Les personnages des deux premiers volumes évoluent toujours en parallèle mais se rejoignent dans le fil narratif du Noir dessein. Quelques nouveaux se joignent également à l'intrigue, et
Philip José Farmer s'étend un peu plus sur certains personnages ayant joué un rôle secondaire dans le début du cycle. C'est tout particulièrement le cas d'un certain Peter Jairus Frigate, dont les initiales ne sont pas sans rappeler celles de l'auteur lui-même.
Et pour cause, Peter Frigate est un romancier du XXème siècle dont la vie, racontée épisodiquement dans le roman, est manifestement inspirée de celle de Farmer. Il y a même un passage où Frigate se met à parler de la définition impossible de la Science Fiction avec
Richard Burton. Bref, le noir dessein a beau être la suite du cycle du Fleuve, il est également un roman autobiographique.

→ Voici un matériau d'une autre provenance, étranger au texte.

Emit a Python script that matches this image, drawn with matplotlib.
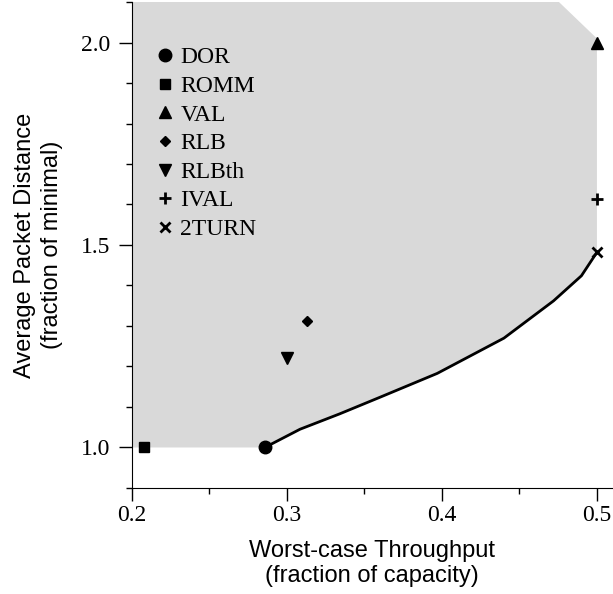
import numpy as np
import matplotlib.pyplot as plt
from matplotlib.ticker import MultipleLocator

# curva limite (DOR -> 2TURN)
curva_x = [0.2857, 0.3084, 0.334, 0.36, 0.397, 0.44, 0.472, 0.49, 0.5]
curva_y = [1.0, 1.045, 1.083, 1.124, 1.183, 1.27, 1.362, 1.424, 1.482]

# contorno superior da regiao cinza
regiao_x = [0.2, 0.2, 0.4755, 0.5]
regiao_y = [1.0, 2.1, 2.1, 2.01]

# algoritmos
nomes = ['DOR', 'ROMM', 'VAL', 'RLB', 'RLBth', 'IVAL', '2TURN']
thr = [0.2857, 0.208, 0.5, 0.3127, 0.3003, 0.5, 0.5]
dist = [1.0, 1.0, 2.0, 1.312, 1.22, 1.6125, 1.482]
marcas = ['o', 's', '^', 'D', 'v', '+', 'x']
tamanhos = [9, 7.5, 8, 5.5, 8, 8, 6.5]

fig = plt.figure(figsize=(6.13, 5.94), dpi=100)
graf = fig.add_axes([0.2153, 0.1785, 0.7830, 0.8181])

px = regiao_x + curva_x[::-1]
py = regiao_y + curva_y[::-1]
graf.fill(px, py, color='#d9d9d9', lw=0, zorder=1)
graf.plot(curva_x, curva_y, 'k-', lw=2, zorder=2)

for n, x, y, m, s in zip(nomes, thr, dist, marcas, tamanhos):
    mew = 2 if m in ('+', 'x') else 1
    graf.plot(x, y, m, color='k', ms=s, mew=mew, ls='none', label=n,
              zorder=3, clip_on=False)

graf.set_xlim(0.2, 0.5097)
graf.set_ylim(0.9, 2.1)
graf.xaxis.set_minor_locator(MultipleLocator(0.05))
graf.yaxis.set_minor_locator(MultipleLocator(0.1))
graf.set_xticks([0.2, 0.3, 0.4, 0.5])
graf.set_xticklabels(['0.2', '0.3', '0.4', '0.5'])
graf.set_yticks([1.0, 1.5, 2.0])
graf.set_yticklabels(['1.0', '1.5', '2.0'])
for lab in graf.get_xticklabels() + graf.get_yticklabels():
    lab.set_family('Liberation Serif')
    lab.set_fontsize(17)
graf.tick_params(which='major', length=9.5, width=1, direction='out')
graf.tick_params(which='minor', length=4, width=1, direction='out')
graf.tick_params(axis='x', which='major', pad=3)
graf.tick_params(axis='y', which='major', pad=6)

for lado in ['top', 'right']:
    graf.spines[lado].set_visible(False)

graf.set_xlabel('Worst-case Throughput\n(fraction of capacity)',
                family='Liberation Sans', fontsize=17, labelpad=10,
                linespacing=1.15)
graf.set_ylabel('Average Packet Distance\n(fraction of minimal)',
                family='Liberation Sans', fontsize=17, labelpad=13,
                linespacing=1.3)

graf.legend(loc='upper left', frameon=False, handlelength=0.8,
            handletextpad=0.25, labelspacing=0.3, borderaxespad=0.8,
            prop={'family': 'Liberation Serif', 'size': 17},
            bbox_to_anchor=(-0.01, 0.966))

fig.savefig('out.png', dpi=100)
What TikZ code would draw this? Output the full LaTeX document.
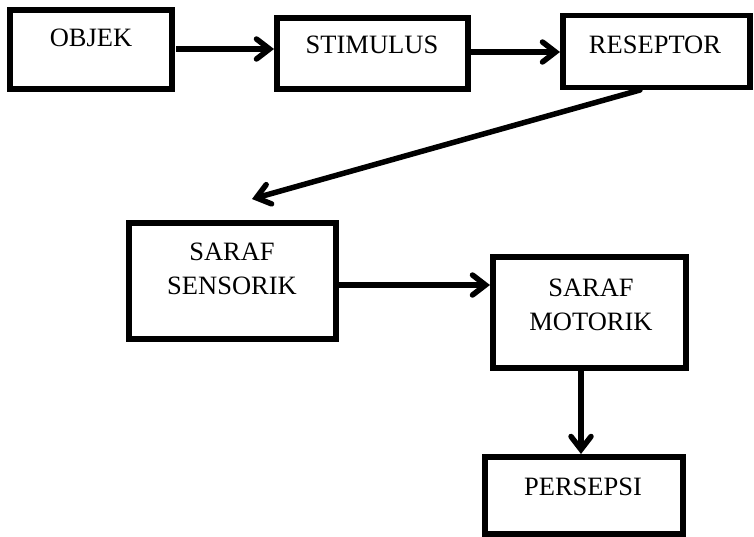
\documentclass[tikz,border=0pt]{standalone}
\usepackage{fontspec}
\setmainfont{Liberation Serif}
\usetikzlibrary{arrows.meta}
\begin{document}
\begin{tikzpicture}[x=1pt,y=-1pt,
  box/.style={draw=black, line width=5.5pt, rectangle, inner sep=0pt, outer sep=0pt},
  lbl/.style={font=\fontsize{26.5}{34}\selectfont, align=center, inner sep=0pt},
  conn/.style={line width=5.5pt, -{Straight Barb[length=13pt,width=20pt,line cap=round]}}]
\useasboundingbox (0,0) rectangle (754,536);
% boxes
\node[box, minimum width=162pt, minimum height=79pt] (objek) at (91,49.5) {};
\node[box, minimum width=191pt, minimum height=71pt] (stim) at (372.5,53.5) {};
\node[box, minimum width=187pt, minimum height=72pt] (resep) at (656.5,51.5) {};
\node[box, minimum width=207pt, minimum height=116pt] (sens) at (232.5,281) {};
\node[box, minimum width=193pt, minimum height=111pt] (motor) at (589.5,312.5) {};
\node[box, minimum width=198pt, minimum height=77pt] (persep) at (584,495.5) {};
% texts
\node[lbl] (tobjek) at (91,38) {OBJEK};
\node[lbl] (tstim) at (372,45) {STIMULUS};
\node[lbl] (tresep) at (655,45) {RESEPTOR};
\node[lbl] (tsens) at (232,269) {SARAF\\SENSORIK};
\node[lbl] (tmotor) at (591,304.5) {SARAF\\MOTORIK};
\node[lbl] (tpersep) at (583,487) {PERSEPSI};
% connector levels
\coordinate (y1) at (0,49);
\coordinate (y2) at (0,52);
\coordinate (y4) at (0,285);
\coordinate (x5) at (581,0);
\coordinate (rstart) at (640,90);
\coordinate (rend) at (252,199);
% connectors
\draw[conn, shorten <=4pt, shorten >=3pt] (objek.east |- y1) -- (stim.west |- y1);
\draw[conn, shorten <=0pt, shorten >=3pt] (stim.east |- y2) -- (resep.west |- y2);
\draw[conn, line cap=round] (rstart) -- (rend);
\draw[conn, shorten <=1pt, shorten >=3pt] (sens.east |- y4) -- (motor.west |- y4);
\draw[conn, shorten <=0pt, shorten >=3pt] (x5 |- motor.south) -- (x5 |- persep.north);
\end{tikzpicture}
\end{document}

L'intrigue du cycle suit donc son cours, mais elle est également agrémentée de longs passages qui ne la servent pas forcément. On en veut déjà pour indice la taille du roman, deux fois plus épais que les deux premiers volumes. En outre, on peut également regretter un manque de renouvellement de l'histoire dans laquelle les protagonistes tentent, envers et contre tout, de remonter aux sources du Fleuve, seuls les moyens d'y parvenir changeant à chaque roman.